Extracted records
☆ ☆ ☆ ☆ ☆

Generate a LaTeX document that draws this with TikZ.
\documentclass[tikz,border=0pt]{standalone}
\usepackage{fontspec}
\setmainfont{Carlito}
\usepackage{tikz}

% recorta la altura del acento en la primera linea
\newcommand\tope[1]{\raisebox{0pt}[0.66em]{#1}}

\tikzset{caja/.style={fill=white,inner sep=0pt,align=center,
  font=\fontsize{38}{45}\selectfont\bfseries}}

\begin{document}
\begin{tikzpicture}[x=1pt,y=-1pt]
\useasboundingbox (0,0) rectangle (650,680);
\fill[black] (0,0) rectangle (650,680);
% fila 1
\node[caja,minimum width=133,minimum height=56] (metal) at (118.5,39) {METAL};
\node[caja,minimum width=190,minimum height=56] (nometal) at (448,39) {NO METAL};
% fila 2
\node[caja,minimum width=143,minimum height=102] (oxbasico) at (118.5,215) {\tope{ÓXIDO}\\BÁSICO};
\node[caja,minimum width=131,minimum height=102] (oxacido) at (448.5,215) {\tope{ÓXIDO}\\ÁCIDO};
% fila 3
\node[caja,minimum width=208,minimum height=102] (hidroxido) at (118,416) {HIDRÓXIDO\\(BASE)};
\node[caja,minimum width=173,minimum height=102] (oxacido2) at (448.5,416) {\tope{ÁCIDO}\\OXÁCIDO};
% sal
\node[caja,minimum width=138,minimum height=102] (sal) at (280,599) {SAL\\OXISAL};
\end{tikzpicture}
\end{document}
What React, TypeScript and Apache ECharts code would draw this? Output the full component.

☆ ☆ ☆ ☆ ☆

SHORT EXERCISE:
Reproduce every record, matching each line exactly.

SOLUTION FOR THIS EXERCISE:
Generate a LaTeX document that draws this with TikZ.
\documentclass[tikz,border=0pt]{standalone}
\usepackage{fontspec}
\setmainfont{Carlito}
\usepackage{tikz}

% recorta la altura del acento en la primera linea
\newcommand\tope[1]{\raisebox{0pt}[0.66em]{#1}}

\tikzset{caja/.style={fill=white,inner sep=0pt,align=center,
  font=\fontsize{38}{45}\selectfont\bfseries}}

\begin{document}
\begin{tikzpicture}[x=1pt,y=-1pt]
\useasboundingbox (0,0) rectangle (650,680);
\fill[black] (0,0) rectangle (650,680);
% fila 1
\node[caja,minimum width=133,minimum height=56] (metal) at (118.5,39) {METAL};
\node[caja,minimum width=190,minimum height=56] (nometal) at (448,39) {NO METAL};
% fila 2
\node[caja,minimum width=143,minimum height=102] (oxbasico) at (118.5,215) {\tope{ÓXIDO}\\BÁSICO};
\node[caja,minimum width=131,minimum height=102] (oxacido) at (448.5,215) {\tope{ÓXIDO}\\ÁCIDO};
% fila 3
\node[caja,minimum width=208,minimum height=102] (hidroxido) at (118,416) {HIDRÓXIDO\\(BASE)};
\node[caja,minimum width=173,minimum height=102] (oxacido2) at (448.5,416) {\tope{ÁCIDO}\\OXÁCIDO};
% sal
\node[caja,minimum width=138,minimum height=102] (sal) at (280,599) {SAL\\OXISAL};
\end{tikzpicture}
\end{document}
What React, TypeScript and Apache ECharts code would draw this? Output the full component.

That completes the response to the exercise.